Sure, everyone feels anxious at one time or another. There are situations and people and behaviors we’re quite right to feel uneasy or apprehensive about for all kinds of reasons. But the three Thinking center types know and live with anxiety on a different, more fundamental, level since anxiety (fear without a focal point) is their primary issue. Types 5, 6, and 7 each have a different focus for their anxiety (they fear different things) and deal with it differently, but all of them live with it to one extent or another.
Fear is a reaction to a perceived threat. It signals us that we’re in danger so we can react to the threat and save ourselves. If we succeed in saving ourselves, we’re no longer afraid because the threat is over. Anxiety, on the other hand, is a chronic state of worry. There’s no specific action we can take to resolve it because there’s no clearly identifiable threat. It’s kind of an anti-survival mechanism because over the long haul it can have deadly consequences.
Anxiety also takes up a lot of space. When we’re anxious about something, we tend to fret about it excessively to the point of tuning out other things we should maybe be paying attention to. This sort of excessive rumination itself generates even more anxiety. It’s a self-feeding cycle that doesn’t go anywhere. It’s completely unproductive.
And anxiety about one thing can generate an anxious state of mind that begins to think anxiously about everything. The more anxious a person becomes, the more constricted he or she feels and the fewer activities he or she participates in. Eventually anxiety manifests itself in physical symptoms, such as increased heart rate, higher levels of cortisol, insomnia, etc. Anxiety can affect us mentally, emotionally, and physically. Someone affected to this extent is considered to have an anxiety disorder.
Danger, Will Robinson
But even anxiety that hasn’t built to the point of being a classifiable or diagnosable condition can diminish our experience of and appreciation for life. It turns out that chronic anxiety may actually also put us in a bit of danger.
A study conducted by Tahl Frenkel, a graduate student in psychology at Tel Aviv University, revealed that individuals who are more anxious are actually slower than their mellower counterparts to pick up on cues in the environment that signal potential danger.
The result implies that worriers are less aware of potential danger—challenging the common theory that anxious individuals are hypervigilant. Frenkel believes that worrywarts’ low sensitivity to external warning signs causes them to be startled frequently by the seemingly sudden appearance of threats, which leaves them in a state of chronic stress.

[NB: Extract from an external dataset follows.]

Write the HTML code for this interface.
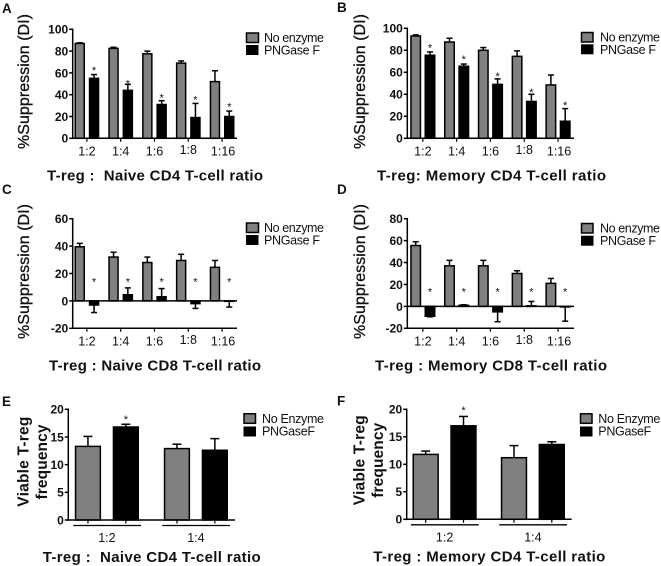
<!DOCTYPE html>
<html>
<head>
<meta charset="utf-8">
<title>T-reg suppression charts</title>
<style>
html,body{margin:0;padding:0;background:#fff;width:661px;height:566px;overflow:hidden}
svg{display:block;font-family:"Liberation Sans",sans-serif;color:#111;filter:blur(0.3px)}
text{fill:#111}
.letter{font-size:13.5px;font-weight:bold}
.ytitle{font-size:16px;font-weight:normal;stroke:#111;stroke-width:.3px;text-anchor:middle}
.ytitle2{font-size:15.5px;font-weight:bold;text-anchor:middle}
.xtitle{font-size:15px;font-weight:bold}
.legend{font-size:12.5px}
</style>
</head>
<body>
<svg id="figure" xmlns="http://www.w3.org/2000/svg" width="661" height="566" viewBox="0 0 661 566">
  <rect x="0" y="0" width="661" height="566" fill="#fff"/>

  <text class="letter" x="2" y="13">A</text>
  <text class="letter" x="337" y="12">B</text>
  <text class="letter" x="2" y="194">C</text>
  <text class="letter" x="337" y="194">D</text>
  <text class="letter" x="2" y="406">E</text>
  <text class="letter" x="337" y="405.500">F</text>

  <text class="ytitle" transform="translate(29,81.500) rotate(-90)" textLength="135">%Suppression (DI)</text>
  <text class="ytitle" transform="translate(365,81.500) rotate(-90)" textLength="135">%Suppression (DI)</text>
  <text class="ytitle" transform="translate(29,271.500) rotate(-90)" textLength="135">%Suppression (DI)</text>
  <text class="ytitle" transform="translate(365,271.500) rotate(-90)" textLength="135">%Suppression (DI)</text>

  <text class="ytitle2" transform="translate(28.500,461.700) rotate(-90)" textLength="90">Viable T-reg</text>
  <text class="ytitle2" transform="translate(47,462) rotate(-90)" textLength="75">frequency</text>
  <text class="ytitle2" transform="translate(364.500,460.300) rotate(-90)" textLength="90">Viable T-reg</text>
  <text class="ytitle2" transform="translate(383,460.300) rotate(-90)" textLength="75">frequency</text>

  <text class="xtitle" x="47" y="180.500" textLength="216" xml:space="preserve">T-reg :  Naive CD4 T-cell ratio</text>
  <text class="xtitle" x="377" y="180.500" textLength="229">T-reg: Memory CD4 T-cell ratio</text>
  <text class="xtitle" x="49" y="370.500" textLength="212">T-reg : Naive CD8 T-cell ratio</text>
  <text class="xtitle" x="375" y="370.500" textLength="232">T-reg : Memory CD8 T-cell ratio</text>
  <text class="xtitle" x="42.700" y="562" textLength="218" xml:space="preserve">T-reg :  Naive CD4 T-cell ratio</text>
  <text class="xtitle" x="373.300" y="561.500" textLength="232">T-reg : Memory CD4 T-cell ratio</text>

  <g>
    <rect x="246.500" y="33" width="12" height="9.500" fill="#808080" stroke="#000" stroke-width="1.500"/>
    <rect x="246" y="45" width="12.500" height="10" fill="#000"/>
    <text class="legend" x="264" y="41.800" textLength="60">No enzyme</text>
    <text class="legend" x="264" y="54.500" textLength="56">PNGase F</text>
  </g>
  <g>
    <rect x="581.500" y="32.500" width="11.500" height="9.500" fill="#808080" stroke="#000" stroke-width="1.500"/>
    <rect x="581" y="44.300" width="12.500" height="10" fill="#000"/>
    <text class="legend" x="600" y="41.300" textLength="60">No enzyme</text>
    <text class="legend" x="600" y="54" textLength="56">PNGase F</text>
  </g>
  <g>
    <rect x="246.500" y="223" width="12" height="9.500" fill="#808080" stroke="#000" stroke-width="1.500"/>
    <rect x="246" y="235" width="12.500" height="10" fill="#000"/>
    <text class="legend" x="264" y="231.800" textLength="60">No enzyme</text>
    <text class="legend" x="264" y="244.500" textLength="56">PNGase F</text>
  </g>
  <g>
    <rect x="581.500" y="223.500" width="11.500" height="9.500" fill="#808080" stroke="#000" stroke-width="1.500"/>
    <rect x="581" y="235.700" width="12.500" height="10" fill="#000"/>
    <text class="legend" x="600" y="232.300" textLength="60">No enzyme</text>
    <text class="legend" x="600" y="245" textLength="56">PNGase F</text>
  </g>
  <g>
    <rect x="244" y="413.800" width="11.500" height="9.500" fill="#808080" stroke="#000" stroke-width="1.500"/>
    <rect x="243.500" y="426.500" width="12.500" height="10" fill="#000"/>
    <text class="legend" x="262" y="422.800" textLength="62">No Enzyme</text>
    <text class="legend" x="262" y="435.500" textLength="53">PNGaseF</text>
  </g>
  <g>
    <rect x="580.500" y="413.800" width="11.500" height="9.500" fill="#808080" stroke="#000" stroke-width="1.500"/>
    <rect x="580" y="426.500" width="12.500" height="10" fill="#000"/>
    <text class="legend" x="598.300" y="422.800" textLength="62">No Enzyme</text>
    <text class="legend" x="598.300" y="435.500" textLength="53">PNGaseF</text>
  </g>
</svg>

<script>
// Shared categories and tick labels
var ratiosFive = ['1:2', '1:4', '1:6', '1:8', '1:16'];
var ratiosTwo = ['1:2', '1:4'];
var ticksAB = [0, 20, 40, 60, 80, 100];
var ticksC = [-20, 0, 20, 40, 60];
var ticksD = [-20, 0, 20, 40, 60, 80];
var ticksEF = [0, 5, 10, 15, 20];

// Panel A
var aNoEnzyme = [87, 82.5, 77.5, 69, 52];
var aNoEnzymeErr = [87.6, 83.5, 80, 71, 62];
var aPngase = [55, 44, 31, 19, 20];
var aPngaseErr = [58.5, 49.5, 34.5, 32, 25];
var aStars = [64.8, 52.6, 39.7, 37.9, 31.5];

// Panel B
var bNoEnzyme = [93, 87.5, 80, 74.5, 48.5];
var bNoEnzymeErr = [94, 91, 82.5, 79.5, 57.5];
var bPngase = [75.5, 65.5, 49, 33.5, 15.5];
var bPngaseErr = [78.5, 67.5, 54, 40, 27];
var bStars = [84.8, 74.4, 59, 44.5, 32.4];

// Panel C
var cNoEnzyme = [39.5, 32, 28, 29.5, 24.5];
var cNoEnzymeErr = [42, 35.5, 32, 34, 29.5];
var cPngase = [-3, 4.5, 3, -2, -0.3];
var cPngaseErr = [-8.5, 9.5, 9, -5.5, -4.5];
var cStars = [16, 16, 16, 16, 16];

// Panel D
var dNoEnzyme = [55.5, 37, 37, 30, 21];
var dNoEnzymeErr = [59, 42, 42, 32.5, 25.5];
var dPngase = [-9, 1, -5, 0.5, -0.5];
var dPngaseErr = [-9.5, 1.5, -14, 4.5, -13.5];
var dStars = [16, 16, 16, 16, 16];

// Panel E
var eNoEnzyme = [13.3, 12.9];
var eNoEnzymeErr = [15.1, 13.7];
var ePngase = [16.8, 12.6];
var ePngaseErr = [17.3, 14.7];
var eStars = [18.7, null];

// Panel F
var fNoEnzyme = [11.8, 11.2];
var fNoEnzymeErr = [12.4, 13.4];
var fPngase = [17, 13.6];
var fPngaseErr = [18.7, 14.1];
var fStars = [20.3, null];

var SVGNS = 'http://www.w3.org/2000/svg';
var figure = document.getElementById('figure');

function mk(tag, attrs, parent) {
  var node = document.createElementNS(SVGNS, tag);
  for (var k in attrs) node.setAttribute(k, attrs[k]);
  parent.appendChild(node);
  return node;
}

function makeYScale(vMin, vMax, pxBottom, pxTop) {
  return function (v) {
    return pxBottom + (v - vMin) * (pxTop - pxBottom) / (vMax - vMin);
  };
}

function drawBar(parent, x, w, value, errEnd, y, fill, label) {
  var capW = w > 20 ? 9 : 6;
  var cx = x + w / 2;
  var err = mk('line', { x1: cx, x2: cx, y1: y(value), y2: y(errEnd), stroke: '#000', 'stroke-width': 1.5 }, parent);
  
  
  var cap = mk('line', { x1: cx - capW / 2, x2: cx + capW / 2, y1: y(errEnd), y2: y(errEnd), stroke: '#000', 'stroke-width': 1.5 }, parent);
  
  
  var top = Math.min(y(value), y(0));
  var h = Math.abs(y(value) - y(0));
  var bar = mk('rect', { x: x + 0.75, y: top, width: w - 1.5, height: h, fill: fill, stroke: '#000', 'stroke-width': 1.5 }, parent);
  
  
}

function drawPanel(p) {
  var g = mk('g', {}, figure);
  
  
  var y = makeYScale(p.ticks[0], p.ticks[p.ticks.length - 1], p.pxBottom, p.pxTop);

  // bars, error bars, significance stars
  p.categories.forEach(function (cat, i) {
    var gx = p.firstBar + i * p.step;
    drawBar(g, gx, p.barW, p.noEnzyme[i], p.noEnzymeErr[i], y, '#808080', 'bar-no-enzyme-' + p.id + '-' + cat);
    drawBar(g, gx + p.blackOffset, p.barW, p.pngase[i], p.pngaseErr[i], y, '#000', 'bar-pngase-' + p.id + '-' + cat);
    if (p.stars[i] !== null) {
      var star = mk('text', { x: gx + p.blackOffset + p.barW / 2, y: y(p.stars[i]) + 6.5, 'text-anchor': 'middle', 'font-size': 11 }, g);
      star.textContent = '*';
      
      
    }
  });

  // y axis
  var yAxis = mk('line', { x1: p.axisX, x2: p.axisX, y1: p.pxTop - 0.75, y2: p.pxBottom + 0.75, stroke: '#000', 'stroke-width': 1.5 }, g);
  
  
  p.ticks.forEach(function (t) {
    var tick = mk('line', { x1: p.axisX - 3.5, x2: p.axisX, y1: y(t), y2: y(t), stroke: '#000', 'stroke-width': 1.5 }, g);
    
    
    var lab = mk('text', { x: p.axisX - 4.5, y: y(t) + 4.4, 'text-anchor': 'end', 'font-size': 12, 'font-weight': 'bold' }, g);
    lab.textContent = t;
    
    
  });

  // x axis (bottom) and zero line
  var xAxis = mk('line', { x1: p.axisX, x2: p.axisRight, y1: p.pxBottom, y2: p.pxBottom, stroke: '#000', 'stroke-width': 1.5 }, g);
  
  
  if (p.ticks[0] < 0) {
    var zero = mk('line', { x1: p.axisX, x2: p.axisRight, y1: y(0), y2: y(0), stroke: '#000', 'stroke-width': 1.5 }, g);
    
    
  }

  p.categories.forEach(function (cat, i) {
    var gx = p.firstBar + i * p.step;
    if (p.grouped) {
      [gx + p.barW / 2, gx + p.blackOffset + p.barW / 2].forEach(function (tx, j) {
        var tk = mk('line', { x1: tx, x2: tx, y1: p.pxBottom, y2: p.pxBottom + 3.5, stroke: '#000', 'stroke-width': 1.2 }, g);
        
        
      });
      var bracket = mk('line', { x1: gx - 1.5, x2: gx + p.blackOffset + p.barW + 2, y1: p.pxBottom + 5.5, y2: p.pxBottom + 5.5, stroke: '#000', 'stroke-width': 1.3 }, g);
      
      
      var gl = mk('text', { x: gx + (p.blackOffset + p.barW) / 2, y: p.pxBottom + 22, 'text-anchor': 'middle', 'font-size': 12.5 }, g);
      gl.textContent = cat;
      
      
    } else {
      var cx = gx + (p.blackOffset + p.barW) / 2;
      var t1 = mk('line', { x1: cx, x2: cx, y1: p.pxBottom, y2: p.pxBottom + 3.5, stroke: '#000', 'stroke-width': 1.2 }, g);
      
      
      var lift = cat === '1:8' ? 1.5 : 0;
      var xl = mk('text', { x: cx + (cat === '1:16' ? 1 : 0), y: p.pxBottom + 17 - lift, 'text-anchor': 'middle', 'font-size': 12.5 }, g);
      xl.textContent = cat;
      
      
    }
  });
}

drawPanel({ id: 'a', categories: ratiosFive, ticks: ticksAB, noEnzyme: aNoEnzyme, noEnzymeErr: aNoEnzymeErr, pngase: aPngase, pngaseErr: aPngaseErr, stars: aStars,
  axisX: 72.7, axisRight: 237, pxBottom: 138.3, pxTop: 29.3, firstBar: 74.5, barW: 10.5, blackOffset: 14.3, step: 33.8, grouped: false });
drawPanel({ id: 'b', categories: ratiosFive, ticks: ticksAB, noEnzyme: bNoEnzyme, noEnzymeErr: bNoEnzymeErr, pngase: bPngase, pngaseErr: bPngaseErr, stars: bStars,
  axisX: 407.3, axisRight: 574, pxBottom: 138.3, pxTop: 28.3, firstBar: 410.2, barW: 11, blackOffset: 14.3, step: 33.8, grouped: false });
drawPanel({ id: 'c', categories: ratiosFive, ticks: ticksC, noEnzyme: cNoEnzyme, noEnzymeErr: cNoEnzymeErr, pngase: cPngase, pngaseErr: cPngaseErr, stars: cStars,
  axisX: 72.7, axisRight: 237, pxBottom: 328.3, pxTop: 218.7, firstBar: 74.5, barW: 10.5, blackOffset: 14.3, step: 33.8, grouped: false });
drawPanel({ id: 'd', categories: ratiosFive, ticks: ticksD, noEnzyme: dNoEnzyme, noEnzymeErr: dNoEnzymeErr, pngase: dPngase, pngaseErr: dPngaseErr, stars: dStars,
  axisX: 407.3, axisRight: 574, pxBottom: 328.3, pxTop: 218.7, firstBar: 410.2, barW: 11, blackOffset: 14.3, step: 33.8, grouped: false });
drawPanel({ id: 'e', categories: ratiosTwo, ticks: ticksEF, noEnzyme: eNoEnzyme, noEnzymeErr: eNoEnzymeErr, pngase: ePngase, pngaseErr: ePngaseErr, stars: eStars,
  axisX: 68.3, axisRight: 235, pxBottom: 520, pxTop: 409.3, firstBar: 74.8, barW: 26.3, blackOffset: 37.9, step: 89, grouped: true });
drawPanel({ id: 'f', categories: ratiosTwo, ticks: ticksEF, noEnzyme: fNoEnzyme, noEnzymeErr: fNoEnzymeErr, pngase: fPngase, pngaseErr: fPngaseErr, stars: fStars,
  axisX: 406.7, axisRight: 571.7, pxBottom: 519.3, pxTop: 409.3, firstBar: 412.5, barW: 26.4, blackOffset: 37.8, step: 88.3, grouped: true });
</script>
</body>
</html>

The study, reported in Scientific American Mind, showed that although the mellower individuals reacted more slowly than did the anxious ones, their brain activity indicated they picked up on environmental cues much more quickly. The brains of the anxious subjects, on the other hand, barely responded to external cues until they had reached “a certain obvious threshold, at which point their brains leapt into action as though caught off guard.”
So perhaps anxiety doesn’t make us hypervigilant after all. Maybe a chronically high anxiety level prevents us from actually being aware of what is going on around us. When you think about it, this really seems entirely logical. And it’s a good reason to make de-stressing a priority for all types.